The real problem with this "method" of grounding is the open neutral scenario. If the neutral opens somewhere downstream of your jewish neutrals (that's a good one) everything metal in your wiring system will be unexpectedly energized upstream of the open neutral creating a horrible situation. That's why the ONLY place the ground and neutral are bonded is the service entrance, the very last place (or first depending on how you look at it) in the system. Open neutral on the pole will create total havoc here. But that is the rare situation.
Bottom line, don't do it! Just forget the ground if you don't have the ground wire, it's safer that way.
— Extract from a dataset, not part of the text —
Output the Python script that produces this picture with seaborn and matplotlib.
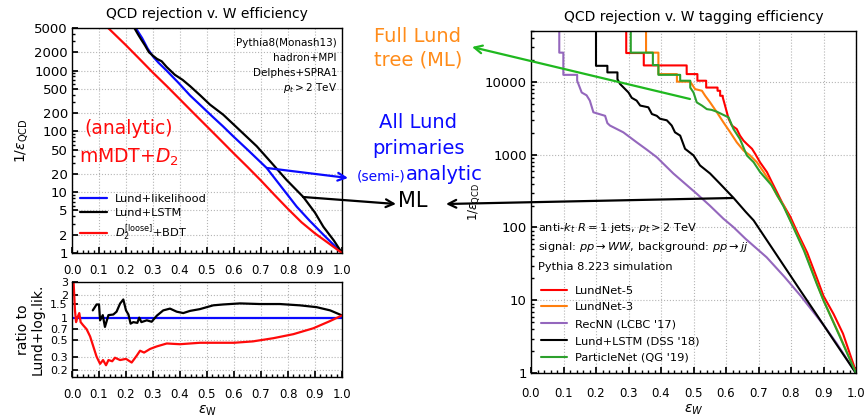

Current doesn't flow to ground BTW. It flows in a loop to the negative terminal of the battery in DC systems or the center tap of the transformer in three wire AC. The system ground is to provide a stable reference (around O V.) for the neutral and for lightning protection. (I have never been able to find a straight answer on where lightning goes - where is its source? And, if it's the sky how does it return to its source like all electricity must?). The device grounds provide LOCALIZED fault clearing at the devices whereas the ground rod is solely for lightning, and stabilization. There will not be enough current flowing down through your ground rod through the massive resistance of the earth's surface back to the ground rod by the pole and up to the transformer center tap to trip a breaker so you can clear a fault.
You don't need a ground for the system to work. There are many floating systems.